El secretario
general del PSOE, Pedro Sánchez, ha dado el
simbólico pistoletazo de salida a la cuestión pendiente de la reforma
constitucional con el nombramiento de una “comisión de sabios” compuesta por 14
juristas de méritos reconocidos que prepararán la propuesta concreta de cambios
en el articulado de nuestra ley suprema que el partido llevará a su programa
electoral.
Es una buena
noticia, mejorada en mi caso particular porque tengo un conocimiento de primera
mano del paño que se va a utilizar. Conozco a dos de los “sabios”: al uno poco,
de tiempos de veraneos juveniles, y al otro mucho, por vínculos familiares y
afectivos de largo tiempo. Pongo la mano en el fuego, sin problema, por los
dos. Y el conocerles bien me ayuda a confiar, por extensión, en la idoneidad
del resto de nombres, a los que no conozco en persona pero sí por su prestigio.
Sin embargo, la
cuestión de la reforma no queda solventada en mi caso por ese voto amplio de
confianza. Estoy razonablemente seguro de que los convocados harán bien su
trabajo, pero tengo mis dudas acerca de cuál deba ser (o cuál conviene que sea)
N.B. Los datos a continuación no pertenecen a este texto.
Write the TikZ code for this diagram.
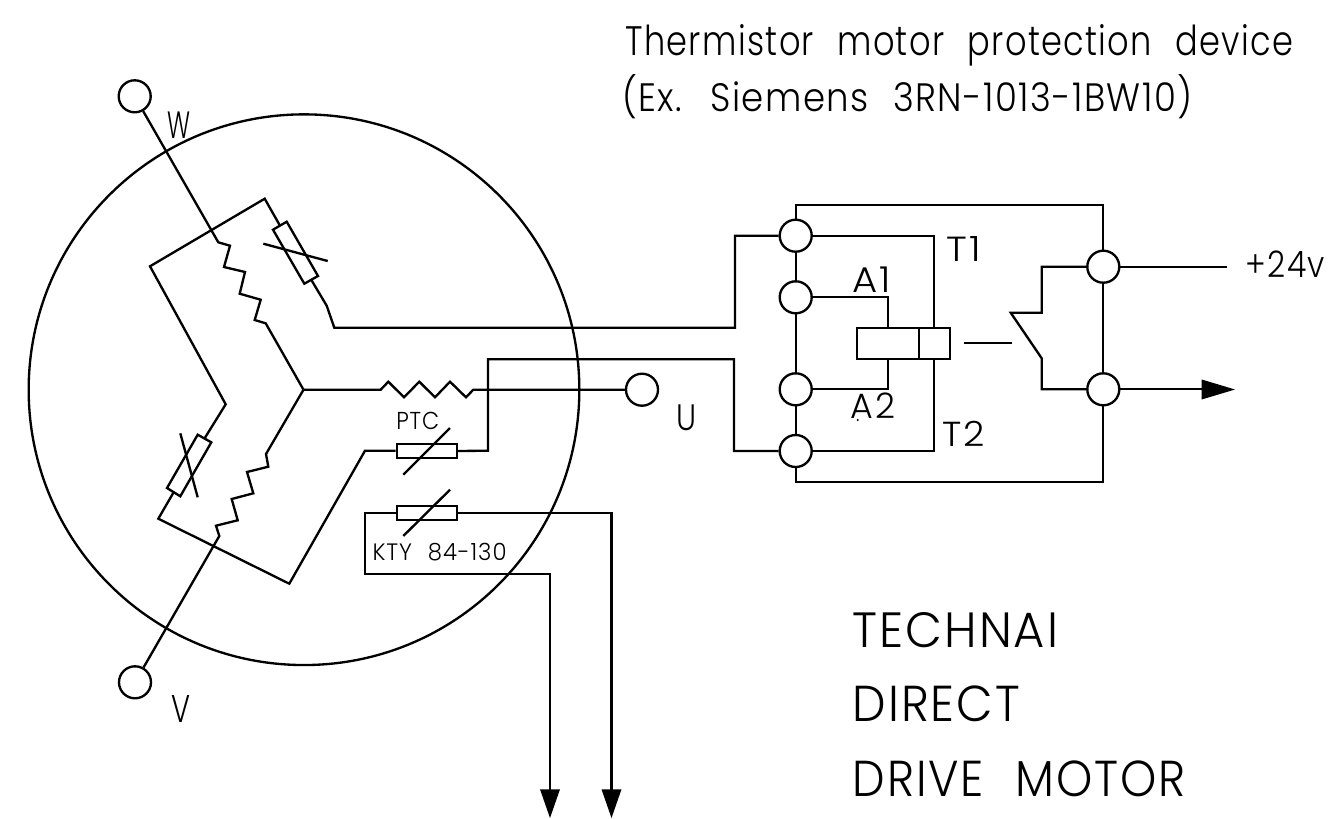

ese trabajo. Es decir, para qué, y en qué sentido, y mediante qué
procedimientos y mecanismos participativos, se va a llevar a efecto la urgente
e inexcusable puesta al día de nuestra vieja dama.
Hablando en plata,
si se va a procurar asentar mejor los pilares de la convivencia, o por el
contrario todo el esfuerzo va a dedicarse a cuestiones superestructurales. Si
se va a inyectar algo de democracia en las relaciones laborales, o este tema va
a seguir librado a la iniciativa exclusiva de patronos y emprendedores. Si van
a predominar las consideraciones macroeconómicas, o se va a insistir en el
crecimiento de los derechos de los ciudadanos.
Bruno
Trentin, en una conferencia
que hemos empezado a comentar en estas mismas páginas, señalaba una paradoja
lacerante en el comportamiento “ante todo” (atención al adverbio) de la cultura
socialista (en bloque, llámese a sí misma reformista o revolucionaria). Recojo las
palabras exactas de Trentin: «… una
revolución social y cultural madurada por “intelectuales del capital” en el
corazón de la sociedad civil (“desde abajo” se decía entonces), como fue el
taylorismo, vino a marcar el tránsito, ante
todo en la cultura del movimiento socialista, hacia un redescubrimiento del
papel taumatúrgico del Estado, como fuente de legitimación de la organización
de la sociedad, y como “motor” de la historia. Y, finalmente, el tránsito al
redescubrimiento de la “política en el
Estado”, como momento creador de la
misma sociedad civil.» (Las cursivas son del autor.)
Curiosamente, en efecto, es una idea
“de izquierda” (de la “nueva” izquierda) considerar al Estado como fuente legitimadora
de la organización social, y no a la inversa, de modo que sea la organización
social (la sociedad civil) la que legitime al Estado que la representa según el
funcionamiento correcto de unas instituciones basadas en una democracia no ya
directa, sino mediata.
Y siguiendo ese sueño de la razón
progresista que concibe al Estado como “motor” de la historia, viene a cuento
la última y más enigmática frase de la cita de Trentin. El Estado se convierte,
en esta concepción paradójica, en el “creador” y el legitimador de la sociedad
civil. ¿Qué quiere decirse con esa expresión, que suena chocante? Que las asociaciones
impulsadas desde la sociedad solo son consideradas válidas y reconocibles en
tanto que inscritas en los registros pertinentes; que las situaciones de hecho,
infinitamente variables y contradictorias, solo surten efectos jurídicos en la
medida en que superan los filtros establecidos por la burocracia estatal; y que
incluso el empleo pasa de ser un hecho “natural” de trascendencia económica, a
una situación regulada y estandarizada “desde arriba”, con efectos meramente
administrativos. Es así el Estado omnipresente, el Estado providente, el Estado
taumaturgo, el que crea la realidad social, y no la realidad social la que
conforma el Estado.
Sería deseable que ese tipo de aberración
por inversión lógica no apareciese también en el debate en torno a los cambios
constitucionales que ahora se emprende. De alguna forma podríamos llegar a
convencernos de que el déficit de democracia se resuelve con el establecimiento
obligatorio de elecciones primarias; de que el problema de la corrupción desaparece
con la dimisión forzada de los imputados, o de que la llaga abierta de la desigualdad
de género se cura con el apósito de las cuotas de representación.